In the lines below, output everything from the first line through the line containing "(hdrA) at (252,25.5)" exactly as it is. Pictures are not part of the output.

===== Source material =====

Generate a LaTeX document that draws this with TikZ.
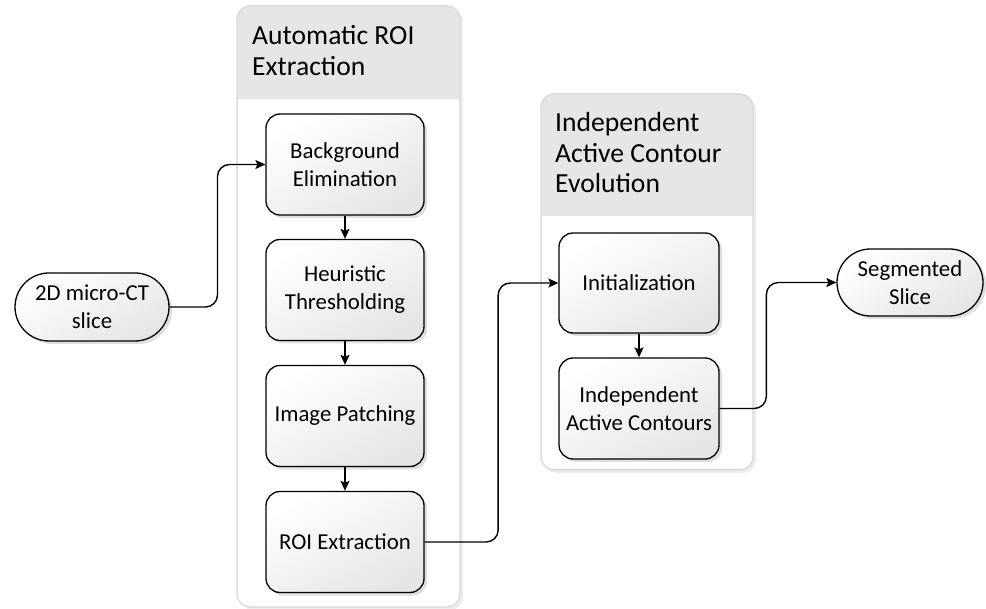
\documentclass[tikz,border=0pt]{standalone}
\usepackage{fontspec}
\setmainfont{Carlito}
\usetikzlibrary{shapes.misc,shadows,arrows.meta,calc}
\definecolor{hdrgray}{HTML}{E6E6E6}
\definecolor{frgray}{HTML}{DCDCDC}
\begin{document}
\begin{tikzpicture}[x=1pt,y=-1pt,
  procbox/.style={draw=black, line width=1.3pt, rounded corners=14pt,
    minimum width=158pt, minimum height=101pt, align=center, inner sep=2pt,
    top color=white, bottom color=black!10, shading angle=30,
    drop shadow={shadow xshift=3pt, shadow yshift=-3pt, fill=black!25, opacity=0.5},
    font=\fontsize{22.8}{28}\selectfont},
  termbox/.style={procbox, rounded rectangle, rounded corners=0pt, minimum height=68pt},
  conn/.style={draw=black, line width=1.4pt, rounded corners=12pt,
    -{Stealth[length=10pt,width=9pt,inset=2pt]}},
  hdrtext/.style={anchor=north west, align=left, inner sep=0pt,
    font=\fontsize{27.6}{30.5}\selectfont},
  container/.style={fill=white, draw=frgray, line width=1.5pt, rounded corners=13pt}
]
\useasboundingbox (0,0) rectangle (986,609);

% containers
\fill[black!7, rounded corners=13pt] (240,9) rectangle (463,610);
\fill[container, draw=none] (237,6) rectangle (460,607);
\begin{scope}
  \clip[rounded corners=13pt] (237,6) rectangle (460,607);
  \fill[hdrgray] (237,6) rectangle (460,99);
\end{scope}
\draw[container, fill=none] (237,6) rectangle (460,607);
\node[hdrtext] (hdrA) at (252,25.5) {Automatic ROI\\Extraction};

\fill[black!7, rounded corners=13pt] (544,97) rectangle (756,473);
\fill[container, draw=none] (541,94) rectangle (753,470);
\begin{scope}
  \clip[rounded corners=13pt] (541,94) rectangle (753,470);
  \fill[hdrgray] (541,94) rectangle (753,216);
\end{scope}
\draw[container, fill=none] (541,94) rectangle (753,470);
\node[hdrtext] (hdrB) at (555,112.5) {Independent\\Active Contour\\Evolution};

% nodes
\node[termbox] (src) at (92,307) {2D micro-CT\\slice};
\node[procbox] (b1) at (345,164.5) {Background\\Elimination};
\node[procbox] (b2) at (345,290) {Heuristic\\Thresholding};
\node[procbox] (b3) at (345,416) {Image Patching};
\node[procbox] (b4) at (345,542) {ROI Extraction};
\node[procbox, minimum width=160pt, minimum height=100pt] (init) at (639,283) {Initialization};
\node[procbox, minimum width=160pt] (iac) at (639,408.5) {Independent\\Active Contours};
\node[termbox, minimum width=150pt, minimum height=67pt] (seg) at (910,282.5) {Segmented\\Slice};

% connectors
\coordinate (m1) at ($(src.east)!0.5!(b1.west)$);
\coordinate (m2) at ($(b4.east)!0.55!(init.west)$);
\coordinate (m3) at ($(iac.east)!0.4!(seg.west)$);
\draw[conn] (src.east) -| (m1) |- (b1.west);
\draw[conn] (b4.east) -| (m2) |- (init.west);
\draw[conn] (iac.east) -| (m3) |- (seg.west);
\draw[conn] (b1) -- (b2);
\draw[conn] (b2) -- (b3);
\draw[conn] (b3) -- (b4);
\draw[conn] (init) -- (iac);
\end{tikzpicture}
\end{document}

=====

Exercise answer:
Generate a LaTeX document that draws this with TikZ.
\documentclass[tikz,border=0pt]{standalone}
\usepackage{fontspec}
\setmainfont{Carlito}
\usetikzlibrary{shapes.misc,shadows,arrows.meta,calc}
\definecolor{hdrgray}{HTML}{E6E6E6}
\definecolor{frgray}{HTML}{DCDCDC}
\begin{document}
\begin{tikzpicture}[x=1pt,y=-1pt,
  procbox/.style={draw=black, line width=1.3pt, rounded corners=14pt,
    minimum width=158pt, minimum height=101pt, align=center, inner sep=2pt,
    top color=white, bottom color=black!10, shading angle=30,
    drop shadow={shadow xshift=3pt, shadow yshift=-3pt, fill=black!25, opacity=0.5},
    font=\fontsize{22.8}{28}\selectfont},
  termbox/.style={procbox, rounded rectangle, rounded corners=0pt, minimum height=68pt},
  conn/.style={draw=black, line width=1.4pt, rounded corners=12pt,
    -{Stealth[length=10pt,width=9pt,inset=2pt]}},
  hdrtext/.style={anchor=north west, align=left, inner sep=0pt,
    font=\fontsize{27.6}{30.5}\selectfont},
  container/.style={fill=white, draw=frgray, line width=1.5pt, rounded corners=13pt}
]
\useasboundingbox (0,0) rectangle (986,609);

% containers
\fill[black!7, rounded corners=13pt] (240,9) rectangle (463,610);
\fill[container, draw=none] (237,6) rectangle (460,607);
\begin{scope}
  \clip[rounded corners=13pt] (237,6) rectangle (460,607);
  \fill[hdrgray] (237,6) rectangle (460,99);
\end{scope}
\draw[container, fill=none] (237,6) rectangle (460,607);
\node[hdrtext] (hdrA) at (252,25.5) {Automatic ROI\\Extraction};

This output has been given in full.